(National Sentinel) Healthcare: As every single member of Congress and their staffs continue to receive even more generous taxpayer-supported subsidies than the relatively few buying health insurance via an Obamacare exchange, the vast majority of Americans will once again have to endure double-digit health insurance premium increases in the coming year.
And we’ve got Democrats to thank for it.
As reported by in the San Francisco Chronicle, the increases will only further inflame passions for repeal, though the comfortably non-afflicted Congress remains all too willing to allow the rest of us to suffer:
Millions of people who buy individual health insurance policies and get no financial help from the Affordable Care Act are bracing for another year of double-digit premium increases, and their frustration is boiling over.
Some are expecting premiums for 2018 to rival a mortgage payment.
What they pay is tied to the price of coverage on the health insurance markets created by the Obama-era law, but these consumers get no protection from the law’s tax credits, which cushion against rising premiums. Instead they pay full freight and bear the brunt of market problems such as high costs and diminished competition.
On Capitol Hill, there’s a chance that upcoming bipartisan hearings by Sens. Lamar Alexander, R-Tenn., and Patty Murray, D-Wash., can produce legislation offering some relief. But it depends on Republicans and Democrats working together despite a seven-year health care battle that has left raw feelings on both sides.
“We’re caught in the middle-class loophole of no help,” Sharon Thornton, a hairdresser from Newark, Delaware, told the paper. Her small employer does not provide insurance; she said she’s currently paying about $740 a month in premiums, and is anticipating that her monthly bill next year will rise to about $1,000, a 35 percent increase.
Or money for a better car. Or for savings to help put a kid through college. Or about a thousand other things that would improve quality of life.

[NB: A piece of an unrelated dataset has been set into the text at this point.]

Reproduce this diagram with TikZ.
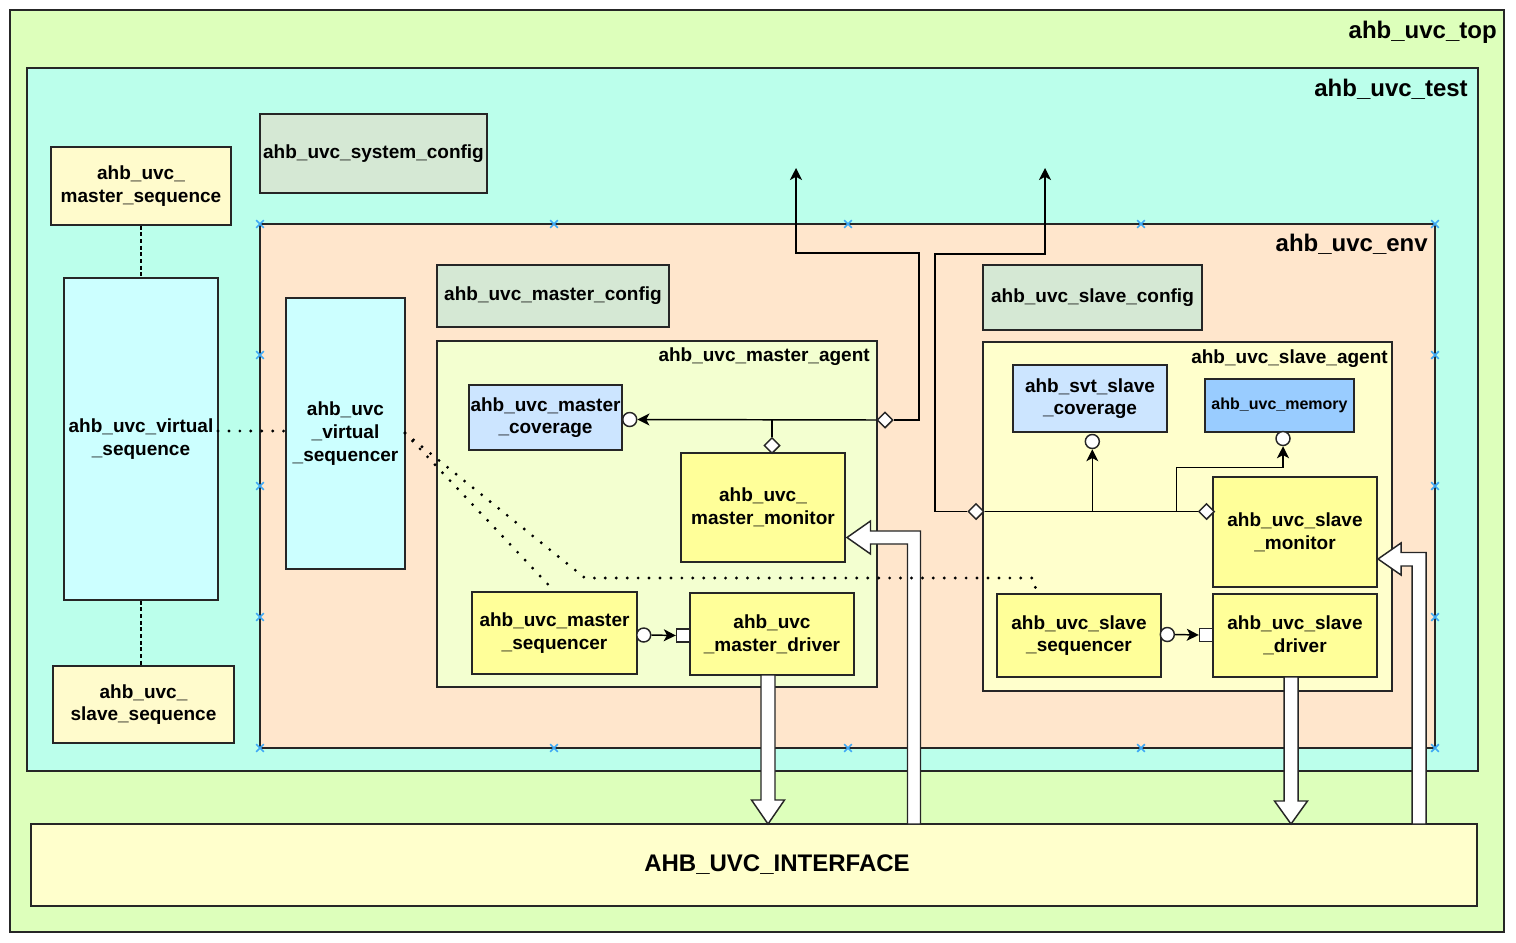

Thornton is far from the only one being hurt by Obamacare. Millions of Americans who do have employer-provided insurance are still paying astronomically high monthly premiums and deductibles.
Meanwhile, the president who gave us this disaster (and lied repeatedly to do so) along with Democrats who voted for it have little to worry about. Their health care is heavily subsidized by taxpayers, so their out-of-pocket is negligible.
Republicans of course now share some of the blame for Obamacare, having failed after seven years of promising to repeal and replace the law with something more akin to a free-market economy. But we can never, ever forget that it was Democrats who gave us Obamacare in the first place, and most of them still refuse to even discuss repeal and replace.
So much for the “party of compassion.”
That didn’t stop the Left-leaning Chronicle from trying to lay some of the blame for the law’s destruction of American healthcare at the GOP’s feet:
It would guarantee coverage regardless of health problems, provide tax credits and other subsidies for people of modest means, and generate competition among insurers to keep premiums in check for all. The overhaul sought to create one big insurance pool for individual coverage in each state, no matter whether consumers bought plans through HealthCare.gov or traditional middlemen such as insurance brokers.
But an influx of sicker-than-expected customers drove up costs for insurers, while many younger, healthier people stayed on the sidelines. Political opposition from Republicans complicated matters by gumming up the law’s internal financial stabilizers for insurers.
That is a bald-faced lie. Not a single Republican voted for Obamacare — not a single one. And let’s no forget that the Obama administration repeatedly tweaked the law — unconstitutionally delaying parts of it while changing others, all for political gain.
There are no Republican fingerprints on Obamacare. So there can’t be any blame assigned to Republicans for the law’s abysmal failure.
But the GOP will be blamed if they fail to deliver on repeal-and-replace. And there is no better time than before the next round of unaffordable insurance premium increases come.
Correction: This story originally stated the source article was published by the San Francisco Chronicle; it was published in the Chronicle but it was an Associated Press story. We regret the sourcing error.